● Your instructions: Begin with the first line below and retype each line exactly through the line containing "(imd-ops) at (imd-m)". Any pictures are to be left out.

● Entries shown:
* begin *

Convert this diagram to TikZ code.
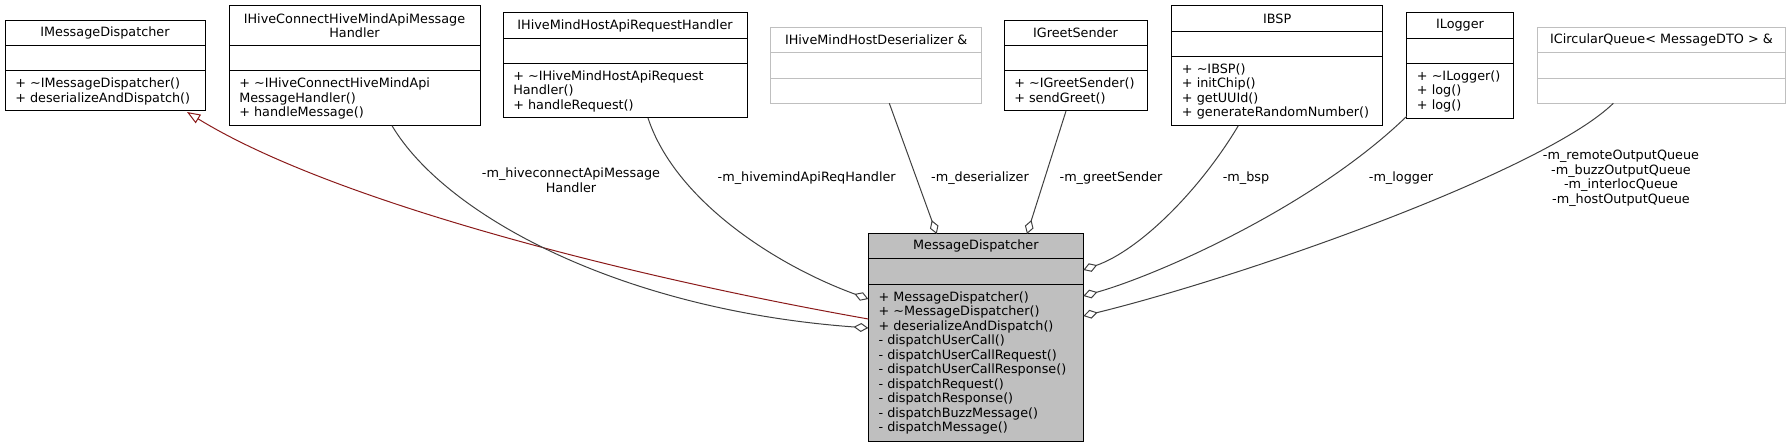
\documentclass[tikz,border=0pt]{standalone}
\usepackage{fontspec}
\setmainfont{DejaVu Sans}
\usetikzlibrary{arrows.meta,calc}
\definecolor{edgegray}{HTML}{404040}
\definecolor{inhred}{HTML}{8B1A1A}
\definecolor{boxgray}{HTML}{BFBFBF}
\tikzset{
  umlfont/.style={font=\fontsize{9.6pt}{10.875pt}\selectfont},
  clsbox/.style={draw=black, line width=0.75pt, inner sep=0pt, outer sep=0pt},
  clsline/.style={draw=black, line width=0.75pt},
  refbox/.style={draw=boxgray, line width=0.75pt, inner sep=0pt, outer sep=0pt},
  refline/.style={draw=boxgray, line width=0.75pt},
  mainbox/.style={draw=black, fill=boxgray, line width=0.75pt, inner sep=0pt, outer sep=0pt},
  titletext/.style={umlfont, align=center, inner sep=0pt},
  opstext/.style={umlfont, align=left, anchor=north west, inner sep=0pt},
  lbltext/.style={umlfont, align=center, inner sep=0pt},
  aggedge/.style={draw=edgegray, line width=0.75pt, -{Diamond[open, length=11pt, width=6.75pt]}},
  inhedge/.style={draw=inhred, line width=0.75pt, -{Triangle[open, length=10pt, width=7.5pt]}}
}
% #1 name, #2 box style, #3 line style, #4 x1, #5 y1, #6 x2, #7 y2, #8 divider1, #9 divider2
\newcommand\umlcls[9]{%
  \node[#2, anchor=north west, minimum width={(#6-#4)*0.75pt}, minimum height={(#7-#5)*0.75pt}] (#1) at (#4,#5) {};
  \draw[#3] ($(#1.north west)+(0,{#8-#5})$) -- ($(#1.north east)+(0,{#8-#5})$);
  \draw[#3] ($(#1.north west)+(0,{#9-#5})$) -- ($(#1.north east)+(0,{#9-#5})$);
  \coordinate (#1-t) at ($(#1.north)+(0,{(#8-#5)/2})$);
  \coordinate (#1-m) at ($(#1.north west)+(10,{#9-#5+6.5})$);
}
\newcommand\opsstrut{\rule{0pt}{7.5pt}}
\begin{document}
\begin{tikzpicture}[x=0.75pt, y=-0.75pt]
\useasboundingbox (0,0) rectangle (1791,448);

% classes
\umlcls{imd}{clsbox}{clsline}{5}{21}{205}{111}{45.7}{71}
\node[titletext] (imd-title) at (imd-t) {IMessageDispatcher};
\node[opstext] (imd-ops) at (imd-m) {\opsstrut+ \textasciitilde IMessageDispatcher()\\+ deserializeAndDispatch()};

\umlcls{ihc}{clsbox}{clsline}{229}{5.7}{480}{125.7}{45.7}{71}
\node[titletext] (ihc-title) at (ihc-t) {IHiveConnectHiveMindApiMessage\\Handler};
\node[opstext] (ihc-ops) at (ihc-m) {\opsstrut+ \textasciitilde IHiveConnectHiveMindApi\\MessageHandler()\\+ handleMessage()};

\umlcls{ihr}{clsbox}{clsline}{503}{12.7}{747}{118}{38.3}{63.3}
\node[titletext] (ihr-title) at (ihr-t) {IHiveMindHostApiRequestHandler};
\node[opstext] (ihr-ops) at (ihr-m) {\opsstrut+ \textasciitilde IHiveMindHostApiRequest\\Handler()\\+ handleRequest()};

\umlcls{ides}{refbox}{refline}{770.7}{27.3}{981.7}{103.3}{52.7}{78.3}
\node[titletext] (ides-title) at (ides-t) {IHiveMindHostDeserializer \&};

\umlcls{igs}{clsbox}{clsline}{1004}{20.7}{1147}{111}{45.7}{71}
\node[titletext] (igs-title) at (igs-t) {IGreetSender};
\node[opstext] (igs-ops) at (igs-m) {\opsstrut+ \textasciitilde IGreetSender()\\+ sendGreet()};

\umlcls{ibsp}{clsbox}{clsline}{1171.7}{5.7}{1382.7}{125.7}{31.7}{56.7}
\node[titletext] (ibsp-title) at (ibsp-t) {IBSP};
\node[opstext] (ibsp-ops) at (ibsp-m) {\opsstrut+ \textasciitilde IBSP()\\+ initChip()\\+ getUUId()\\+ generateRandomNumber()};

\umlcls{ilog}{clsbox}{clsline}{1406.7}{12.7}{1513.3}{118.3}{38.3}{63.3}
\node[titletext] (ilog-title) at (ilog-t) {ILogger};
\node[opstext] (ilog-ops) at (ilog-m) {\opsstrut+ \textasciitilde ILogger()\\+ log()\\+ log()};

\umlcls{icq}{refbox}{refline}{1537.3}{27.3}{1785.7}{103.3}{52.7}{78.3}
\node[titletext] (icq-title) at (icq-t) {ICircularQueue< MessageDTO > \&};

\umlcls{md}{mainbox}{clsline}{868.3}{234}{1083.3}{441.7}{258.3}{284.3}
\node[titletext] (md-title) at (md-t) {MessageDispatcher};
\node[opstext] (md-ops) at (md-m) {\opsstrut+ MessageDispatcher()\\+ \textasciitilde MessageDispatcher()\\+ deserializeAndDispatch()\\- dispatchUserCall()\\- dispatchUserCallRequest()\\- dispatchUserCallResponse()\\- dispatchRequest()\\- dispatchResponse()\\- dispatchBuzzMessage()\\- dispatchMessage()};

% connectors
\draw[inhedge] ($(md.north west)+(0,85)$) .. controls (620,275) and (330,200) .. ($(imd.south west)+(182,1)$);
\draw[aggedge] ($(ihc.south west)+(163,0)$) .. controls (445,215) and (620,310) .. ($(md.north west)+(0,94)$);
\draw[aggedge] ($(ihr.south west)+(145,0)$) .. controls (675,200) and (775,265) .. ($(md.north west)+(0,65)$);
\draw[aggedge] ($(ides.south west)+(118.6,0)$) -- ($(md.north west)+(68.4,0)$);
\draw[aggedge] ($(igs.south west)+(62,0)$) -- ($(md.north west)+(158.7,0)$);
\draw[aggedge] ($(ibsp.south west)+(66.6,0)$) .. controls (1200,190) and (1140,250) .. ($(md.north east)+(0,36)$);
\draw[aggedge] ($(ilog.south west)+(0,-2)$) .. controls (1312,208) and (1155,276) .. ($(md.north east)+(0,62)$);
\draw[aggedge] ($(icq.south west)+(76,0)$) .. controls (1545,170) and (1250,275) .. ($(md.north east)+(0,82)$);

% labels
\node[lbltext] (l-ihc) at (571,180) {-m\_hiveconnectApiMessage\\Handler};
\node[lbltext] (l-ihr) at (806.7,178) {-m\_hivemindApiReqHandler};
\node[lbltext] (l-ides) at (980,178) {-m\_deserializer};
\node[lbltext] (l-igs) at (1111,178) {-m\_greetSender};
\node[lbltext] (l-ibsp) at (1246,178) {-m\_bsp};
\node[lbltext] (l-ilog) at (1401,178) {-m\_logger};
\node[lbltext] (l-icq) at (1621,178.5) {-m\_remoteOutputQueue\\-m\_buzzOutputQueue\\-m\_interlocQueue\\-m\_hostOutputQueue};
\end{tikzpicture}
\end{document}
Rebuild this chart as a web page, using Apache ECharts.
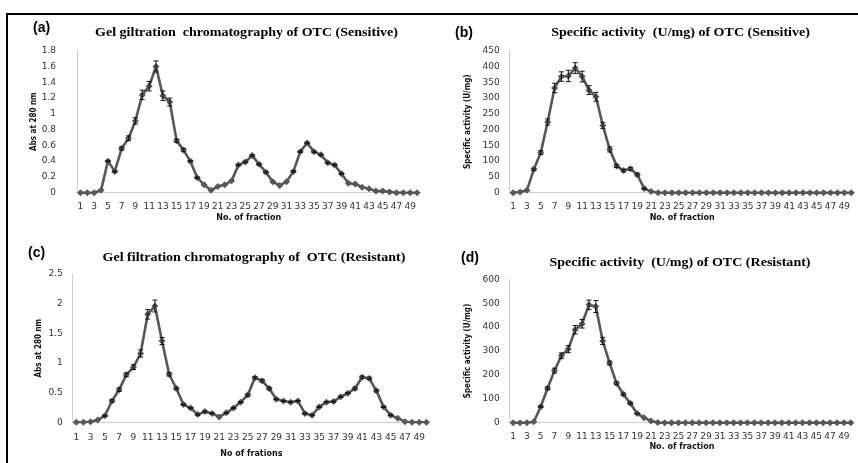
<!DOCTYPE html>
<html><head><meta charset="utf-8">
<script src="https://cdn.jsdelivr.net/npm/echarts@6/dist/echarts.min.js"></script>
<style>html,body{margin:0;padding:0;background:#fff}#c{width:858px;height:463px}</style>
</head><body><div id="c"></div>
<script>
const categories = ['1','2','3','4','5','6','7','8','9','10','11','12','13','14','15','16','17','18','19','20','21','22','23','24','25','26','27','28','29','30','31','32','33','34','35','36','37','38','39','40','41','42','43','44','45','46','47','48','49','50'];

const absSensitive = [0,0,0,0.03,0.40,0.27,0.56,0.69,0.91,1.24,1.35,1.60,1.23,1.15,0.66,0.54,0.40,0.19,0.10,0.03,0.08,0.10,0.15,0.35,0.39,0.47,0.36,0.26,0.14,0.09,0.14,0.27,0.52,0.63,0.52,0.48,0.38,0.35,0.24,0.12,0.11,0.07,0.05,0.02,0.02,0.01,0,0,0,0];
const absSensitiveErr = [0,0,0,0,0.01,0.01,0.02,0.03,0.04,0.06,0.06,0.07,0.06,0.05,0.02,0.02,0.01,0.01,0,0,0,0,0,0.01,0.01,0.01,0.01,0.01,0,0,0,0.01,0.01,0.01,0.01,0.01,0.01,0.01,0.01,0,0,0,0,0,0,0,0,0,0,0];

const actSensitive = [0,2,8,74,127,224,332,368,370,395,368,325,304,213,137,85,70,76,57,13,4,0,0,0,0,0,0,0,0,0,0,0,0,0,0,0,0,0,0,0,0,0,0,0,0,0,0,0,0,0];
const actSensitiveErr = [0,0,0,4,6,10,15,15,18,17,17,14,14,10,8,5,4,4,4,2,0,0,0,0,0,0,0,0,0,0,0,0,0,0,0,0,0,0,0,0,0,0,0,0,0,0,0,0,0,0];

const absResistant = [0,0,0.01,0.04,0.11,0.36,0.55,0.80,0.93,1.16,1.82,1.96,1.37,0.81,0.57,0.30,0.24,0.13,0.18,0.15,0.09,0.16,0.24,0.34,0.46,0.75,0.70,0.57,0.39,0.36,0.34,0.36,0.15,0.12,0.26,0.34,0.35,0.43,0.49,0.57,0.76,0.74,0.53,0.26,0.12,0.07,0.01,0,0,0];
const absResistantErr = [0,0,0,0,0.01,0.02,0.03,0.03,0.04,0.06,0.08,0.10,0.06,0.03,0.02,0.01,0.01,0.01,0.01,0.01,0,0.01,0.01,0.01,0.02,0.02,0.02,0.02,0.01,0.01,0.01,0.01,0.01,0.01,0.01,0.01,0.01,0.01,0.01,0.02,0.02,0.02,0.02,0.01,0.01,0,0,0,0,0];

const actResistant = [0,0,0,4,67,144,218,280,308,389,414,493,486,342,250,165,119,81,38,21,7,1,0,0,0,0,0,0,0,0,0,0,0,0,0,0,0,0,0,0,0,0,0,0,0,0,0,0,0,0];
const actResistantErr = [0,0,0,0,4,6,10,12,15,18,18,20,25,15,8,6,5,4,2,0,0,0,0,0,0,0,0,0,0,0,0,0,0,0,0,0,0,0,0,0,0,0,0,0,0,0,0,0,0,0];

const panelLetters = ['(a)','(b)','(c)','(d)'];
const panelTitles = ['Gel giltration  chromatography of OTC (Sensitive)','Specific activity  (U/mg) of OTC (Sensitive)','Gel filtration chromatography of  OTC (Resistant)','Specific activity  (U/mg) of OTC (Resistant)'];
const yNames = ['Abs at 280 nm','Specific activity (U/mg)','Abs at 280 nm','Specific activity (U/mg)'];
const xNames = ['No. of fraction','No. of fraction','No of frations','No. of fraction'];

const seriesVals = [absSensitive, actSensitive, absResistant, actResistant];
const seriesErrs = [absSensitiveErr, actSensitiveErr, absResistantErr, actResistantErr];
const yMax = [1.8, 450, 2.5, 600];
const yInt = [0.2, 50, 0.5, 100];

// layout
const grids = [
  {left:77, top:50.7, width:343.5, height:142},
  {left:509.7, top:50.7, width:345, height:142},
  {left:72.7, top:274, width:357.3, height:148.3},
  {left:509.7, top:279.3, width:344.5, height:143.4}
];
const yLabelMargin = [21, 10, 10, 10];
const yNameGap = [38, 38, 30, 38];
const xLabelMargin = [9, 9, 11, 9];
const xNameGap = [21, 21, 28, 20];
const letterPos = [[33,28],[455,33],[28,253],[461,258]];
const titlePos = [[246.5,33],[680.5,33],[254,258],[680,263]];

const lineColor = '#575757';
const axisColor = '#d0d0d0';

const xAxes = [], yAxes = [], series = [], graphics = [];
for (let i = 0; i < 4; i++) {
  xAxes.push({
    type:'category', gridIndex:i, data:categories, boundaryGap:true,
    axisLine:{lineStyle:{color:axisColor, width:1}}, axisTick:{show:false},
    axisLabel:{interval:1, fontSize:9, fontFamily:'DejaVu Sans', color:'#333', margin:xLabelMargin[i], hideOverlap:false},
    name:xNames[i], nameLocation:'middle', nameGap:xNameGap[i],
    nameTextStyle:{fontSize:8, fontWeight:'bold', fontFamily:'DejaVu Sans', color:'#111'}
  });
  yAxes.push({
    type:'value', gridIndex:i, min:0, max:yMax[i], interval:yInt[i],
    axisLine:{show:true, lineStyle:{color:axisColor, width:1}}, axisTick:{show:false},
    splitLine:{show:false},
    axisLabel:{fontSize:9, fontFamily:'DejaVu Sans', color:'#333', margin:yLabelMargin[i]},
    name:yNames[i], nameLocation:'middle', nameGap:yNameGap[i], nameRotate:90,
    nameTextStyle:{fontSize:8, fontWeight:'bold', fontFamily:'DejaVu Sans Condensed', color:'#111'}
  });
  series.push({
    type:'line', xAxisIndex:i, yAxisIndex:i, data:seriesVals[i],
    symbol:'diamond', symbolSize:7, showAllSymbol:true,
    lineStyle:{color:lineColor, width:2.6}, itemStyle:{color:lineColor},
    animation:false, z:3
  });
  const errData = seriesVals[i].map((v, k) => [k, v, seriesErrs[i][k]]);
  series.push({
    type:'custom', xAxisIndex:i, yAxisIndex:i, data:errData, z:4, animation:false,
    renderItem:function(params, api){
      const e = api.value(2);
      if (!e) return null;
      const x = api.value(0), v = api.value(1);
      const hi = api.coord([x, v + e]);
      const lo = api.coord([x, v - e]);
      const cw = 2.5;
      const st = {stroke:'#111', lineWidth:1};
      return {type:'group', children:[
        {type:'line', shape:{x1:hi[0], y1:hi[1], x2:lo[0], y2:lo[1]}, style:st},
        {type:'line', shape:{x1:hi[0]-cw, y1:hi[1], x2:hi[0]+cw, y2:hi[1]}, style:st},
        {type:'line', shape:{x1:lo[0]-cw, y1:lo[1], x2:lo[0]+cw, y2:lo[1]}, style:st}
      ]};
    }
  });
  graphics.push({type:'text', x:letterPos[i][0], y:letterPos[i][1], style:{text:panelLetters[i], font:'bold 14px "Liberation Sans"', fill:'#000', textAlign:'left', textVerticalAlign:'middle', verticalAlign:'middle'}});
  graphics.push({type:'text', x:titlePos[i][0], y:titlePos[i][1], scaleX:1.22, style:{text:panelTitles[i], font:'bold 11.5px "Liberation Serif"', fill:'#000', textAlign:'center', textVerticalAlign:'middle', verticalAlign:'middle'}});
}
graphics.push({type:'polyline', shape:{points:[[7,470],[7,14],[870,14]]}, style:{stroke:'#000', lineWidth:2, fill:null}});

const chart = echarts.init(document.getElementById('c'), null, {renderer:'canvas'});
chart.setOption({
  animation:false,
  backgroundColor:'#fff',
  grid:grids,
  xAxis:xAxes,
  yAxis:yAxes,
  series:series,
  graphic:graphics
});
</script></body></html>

* end *

● Task solution:
Convert this diagram to TikZ code.
\documentclass[tikz,border=0pt]{standalone}
\usepackage{fontspec}
\setmainfont{DejaVu Sans}
\usetikzlibrary{arrows.meta,calc}
\definecolor{edgegray}{HTML}{404040}
\definecolor{inhred}{HTML}{8B1A1A}
\definecolor{boxgray}{HTML}{BFBFBF}
\tikzset{
  umlfont/.style={font=\fontsize{9.6pt}{10.875pt}\selectfont},
  clsbox/.style={draw=black, line width=0.75pt, inner sep=0pt, outer sep=0pt},
  clsline/.style={draw=black, line width=0.75pt},
  refbox/.style={draw=boxgray, line width=0.75pt, inner sep=0pt, outer sep=0pt},
  refline/.style={draw=boxgray, line width=0.75pt},
  mainbox/.style={draw=black, fill=boxgray, line width=0.75pt, inner sep=0pt, outer sep=0pt},
  titletext/.style={umlfont, align=center, inner sep=0pt},
  opstext/.style={umlfont, align=left, anchor=north west, inner sep=0pt},
  lbltext/.style={umlfont, align=center, inner sep=0pt},
  aggedge/.style={draw=edgegray, line width=0.75pt, -{Diamond[open, length=11pt, width=6.75pt]}},
  inhedge/.style={draw=inhred, line width=0.75pt, -{Triangle[open, length=10pt, width=7.5pt]}}
}
% #1 name, #2 box style, #3 line style, #4 x1, #5 y1, #6 x2, #7 y2, #8 divider1, #9 divider2
\newcommand\umlcls[9]{%
  \node[#2, anchor=north west, minimum width={(#6-#4)*0.75pt}, minimum height={(#7-#5)*0.75pt}] (#1) at (#4,#5) {};
  \draw[#3] ($(#1.north west)+(0,{#8-#5})$) -- ($(#1.north east)+(0,{#8-#5})$);
  \draw[#3] ($(#1.north west)+(0,{#9-#5})$) -- ($(#1.north east)+(0,{#9-#5})$);
  \coordinate (#1-t) at ($(#1.north)+(0,{(#8-#5)/2})$);
  \coordinate (#1-m) at ($(#1.north west)+(10,{#9-#5+6.5})$);
}
\newcommand\opsstrut{\rule{0pt}{7.5pt}}
\begin{document}
\begin{tikzpicture}[x=0.75pt, y=-0.75pt]
\useasboundingbox (0,0) rectangle (1791,448);

% classes
\umlcls{imd}{clsbox}{clsline}{5}{21}{205}{111}{45.7}{71}
\node[titletext] (imd-title) at (imd-t) {IMessageDispatcher};
\node[opstext] (imd-ops) at (imd-m) {\opsstrut+ \textasciitilde IMessageDispatcher()\\+ deserializeAndDispatch()};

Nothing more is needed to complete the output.